Two other options remain. First, the Committee could hold the men in contempt and then refer the matter to the Justice Department for criminal prosecution. (Refusing to comply with a congressional subpoena is a violation of federal criminal law.) Second, the Senate could initiate civil litigation, seeking a court-ordered injunction to compel compliance.
Tempting either is a risky bet. While it has been customary for the full Senate to vote on a criminal contempt citation, as a matter of law, the Committee need only to report the citation to the body, with the President of the Senate transmitting it to the Justice Department – availing the Committee of an expeditious and powerful tool. Of course, the Justice Department could choose not to prosecute, but it has typically done so unless the contemnor is an executive branch official. Initiating litigation, meanwhile, does require a full Senate vote, making it vulnerable to a Republican filibuster. However, should Democrats retake the House next year, the House Judiciary Committee may pick up where its Senate counterpart left off. (That committee advanced a similar ethics bill in the last Congress.) And there is no filibuster in the House, which could pursue litigation with a simple majority vote.
No matter the route, Congress should carry the fight forward. At stake is not only the integrity of the Supreme Court, but also of Congress.

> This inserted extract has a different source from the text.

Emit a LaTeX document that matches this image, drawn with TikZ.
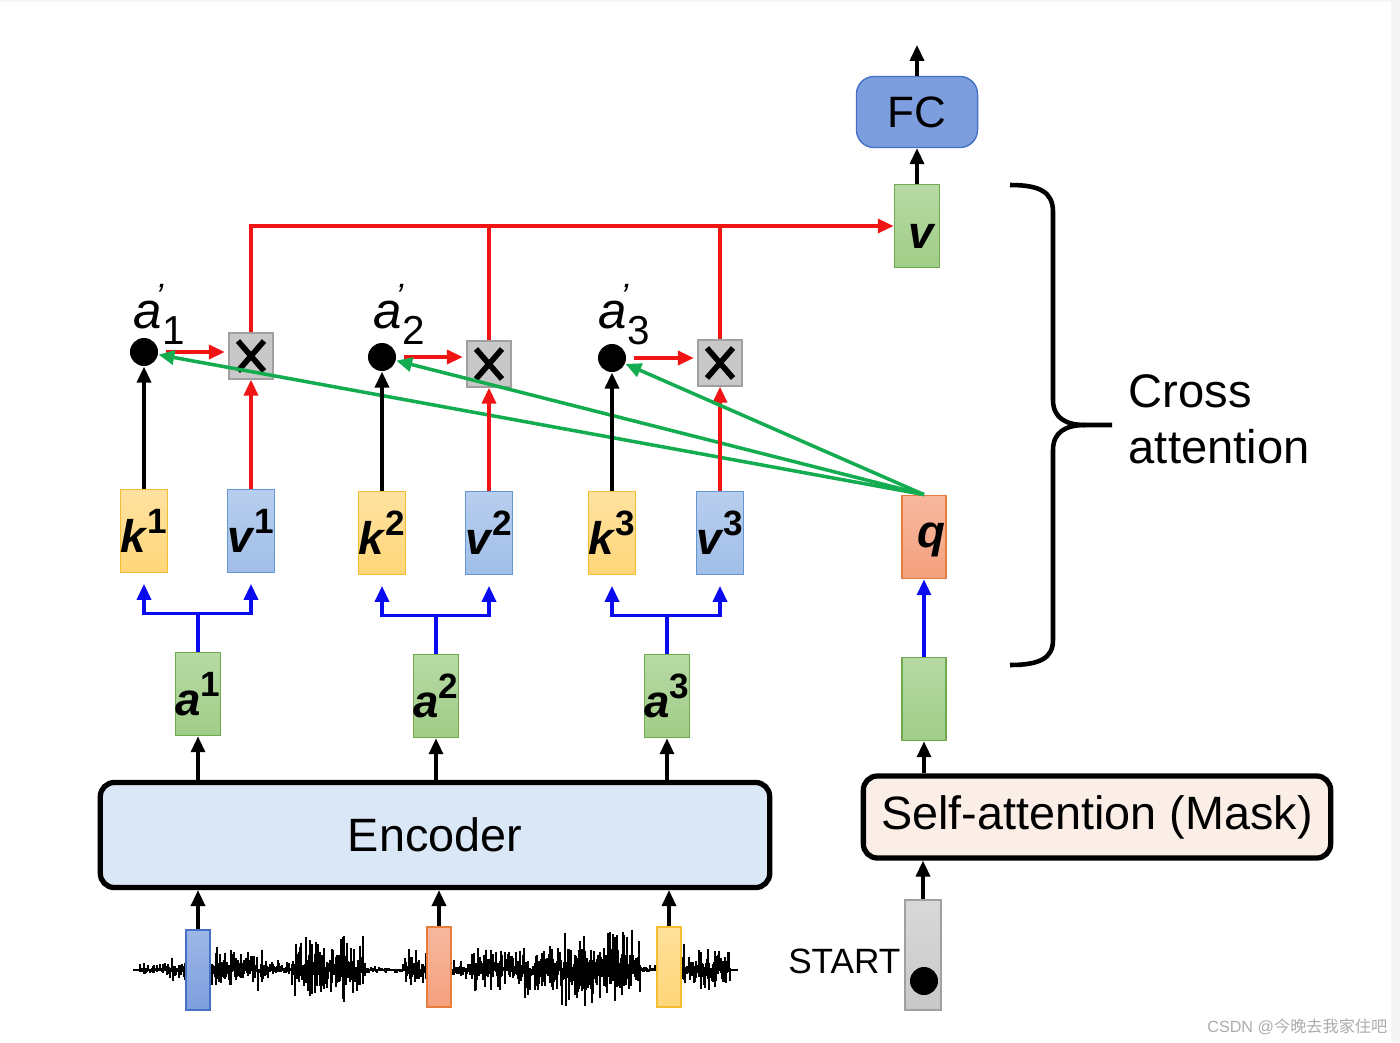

In response to the congressional push for judicial ethics reform, Justice Samuel Alito quipped that “[n]o provision in the Constitution gives [Congress] the authority to regulate the Supreme Court—period” – baffling constitutional law scholars who pointed to numerous such provisions that explicitly do just that. Alito’s strategy, it seems, is to wish-away congressional authority with blustery and defiant rhetoric. Today’s subpoena recipients seem to be taking a page from their friend’s playbook.
Whether certain justices and their friends like it or not, Congress is a co-equal branch of government. It now falls on Congress to remind them.